◆ THE REQUEST ◆
Everything from the first line down to the line containing "plt.rcParams['font.family'] = ['Liberation" is to be retyped exactly, both ends included, with pictures left out.

══ DATA SEGMENT ══

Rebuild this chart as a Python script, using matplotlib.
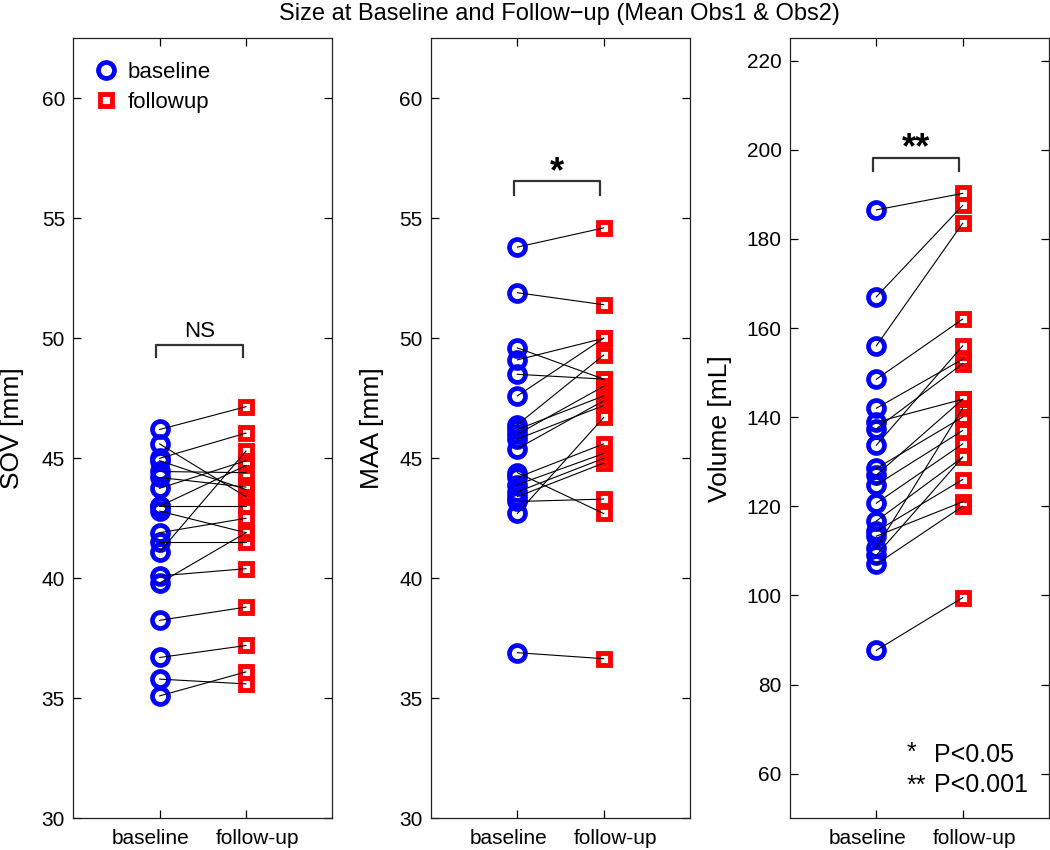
import numpy as np
import matplotlib
matplotlib.use("Agg")
import matplotlib.pyplot as plt
import matplotlib.transforms as mtransforms

plt.rcParams['font.family'] = ['Liberation Sans', 'DejaVu Sans']

# ----------------------
# Data (baseline -> follow-up pairs per subject)
# ----------------------
sov_base = [46.2, 45.6, 45.0, 44.9, 44.45, 44.2, 43.75, 43.0, 43.0, 42.8,
            41.9, 41.5, 41.1, 40.1, 39.8, 38.25, 36.7, 35.8, 35.1]
sov_follow = [47.15, 43.4, 46.05, 43.7, 44.4, 43.8, 44.9, 44.7, 43.0, 41.9,
              42.5, 41.5, 45.3, 40.4, 41.9, 38.8, 37.2, 35.6, 36.1]

maa_base = [53.8, 51.9, 49.6, 49.1, 48.5, 47.6, 46.4, 46.2, 46.0, 45.8,
            45.4, 44.4, 44.2, 43.9, 43.6, 43.4, 43.2, 42.7, 36.9]
maa_follow = [54.6, 51.4, 48.3, 50.0, 48.3, 50.0, 49.3, 47.6, 48.0, 47.2,
              47.4, 42.7, 45.6, 45.2, 45.0, 44.8, 43.3, 46.7, 36.65]

vol_base = [186.5, 167.0, 156.0, 148.5, 142.0, 138.9, 137.4, 133.7, 128.5, 127.0,
            124.8, 120.7, 116.7, 114.4, 113.3, 110.7, 109.0, 107.0, 87.7]
vol_follow = [190.2, 187.5, 183.5, 162.0, 153.0, 144.0, 152.0, 156.0, 140.0, 144.0,
              137.0, 134.0, 131.0, 126.0, 121.0, 142.0, 131.0, 120.0, 99.5]

group_labels = ['baseline', 'follow-up']
panel_ylabels = ['SOV [mm]', 'MAA [mm]', 'Volume [mL]']
panel_sig = ['NS', '*', '**']


# ----------------------
# One panel
# ----------------------
def plot_panel(ax, base, follow, ylim, yticks, ylabel, sig, sig_y, sig_drop, text_y, label_x):
    base = np.asarray(base)
    follow = np.asarray(follow)
    xb = np.ones_like(base)
    xf = np.full_like(follow, 2.0)

    ax.plot(xb, base, 'o', ms=11.5, mew=3.4, mec='#0000ff', mfc='none',
            label='baseline', zorder=2)
    ax.plot(xf, follow, 's', ms=9, mew=3.5, mec='#ff0000', mfc='none',
            label='followup', zorder=2)
    for b, f in zip(base, follow):
        ax.plot([1, 2], [b, f], color='black', lw=0.8, zorder=3)

    # significance bracket
    ax.plot([0.96, 0.96, 1.96, 1.96], [sig_y - sig_drop, sig_y, sig_y, sig_y - sig_drop],
            color='#333333', lw=1.6)
    if sig == 'NS':
        ax.text(1.46, text_y, sig, ha='center', va='baseline', fontsize=16)
    else:
        ax.text(1.46, text_y, sig, ha='center', va='baseline',
                fontsize=26, fontweight='bold')

    ax.set_xlim(0, 3)
    ax.set_ylim(*ylim)
    ax.set_xticks([1, 2])
    ax.set_xticklabels(group_labels, fontsize=14.5)
    ax.set_yticks(yticks)
    ax.tick_params(axis='both', direction='in', length=6, width=0.9,
                   top=True, right=True, labelsize=15, pad=6)
    ax.tick_params(axis='x', pad=8)
    # spread the two category labels a little, as in the original
    for lab, dx in zip(ax.get_xticklabels(), (-9, 12)):
        lab.set_transform(lab.get_transform() +
                          mtransforms.ScaledTranslation(dx / 100, 0, ax.figure.dpi_scale_trans))
    ax.set_ylabel(ylabel, fontsize=19)
    ax.yaxis.set_label_coords(label_x, 0.5)
    for sp in ax.spines.values():
        sp.set_linewidth(0.9)
        sp.set_color('#222222')


fig = plt.figure(figsize=(10.5, 8.5), dpi=100)
W, H = 1050.0, 850.0
bottom = (H - 818.3) / H
height = 780.0 / H
width = 259.0 / W
lefts = [73.3 / W, 431.0 / W, 790.0 / W]

ax1 = fig.add_axes([lefts[0], bottom, width, height])
ax2 = fig.add_axes([lefts[1], bottom, width, height])
ax3 = fig.add_axes([lefts[2], bottom, width, height])

plot_panel(ax1, sov_base, sov_follow, (30, 62.5), np.arange(30, 61, 5),
           panel_ylabels[0], panel_sig[0], 49.72, 0.5, 50.05, -0.19)
plot_panel(ax2, maa_base, maa_follow, (30, 62.5), np.arange(30, 61, 5),
           panel_ylabels[1], panel_sig[1], 56.55, 0.58, 56.5, -0.18)
plot_panel(ax3, vol_base, vol_follow, (50, 225), np.arange(60, 221, 20),
           panel_ylabels[2], panel_sig[2], 198.2, 2.9, 198.0, -0.225)

ax1.legend(loc='upper left', bbox_to_anchor=(0.0, 0.995), frameon=False,
           fontsize=16, numpoints=1, handlelength=1.1, handletextpad=0.45,
           labelspacing=0.4, borderaxespad=0.5)

# p-value key
ax3.text(0.45, 0.075, '*', transform=ax3.transAxes, fontsize=18, va='baseline')
ax3.text(0.555, 0.072, 'P<0.05', transform=ax3.transAxes, fontsize=18, va='baseline')
ax3.text(0.45, 0.033, '**', transform=ax3.transAxes, fontsize=18, va='baseline')
ax3.text(0.555, 0.034, 'P<0.001', transform=ax3.transAxes, fontsize=18, va='baseline')

fig.suptitle('Size at Baseline and Follow\u2212up (Mean Obs1 & Obs2)',
             x=0.533, y=1 - 14 / H, va='center', fontsize=17)

fig.savefig('out.png', dpi=100)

═══

◆ WRITTEN SOLUTION ◆
Rebuild this chart as a Python script, using matplotlib.
import numpy as np
import matplotlib
matplotlib.use("Agg")
import matplotlib.pyplot as plt
import matplotlib.transforms as mtransforms

plt.rcParams['font.family'] = ['Liberation Sans', 'DejaVu Sans']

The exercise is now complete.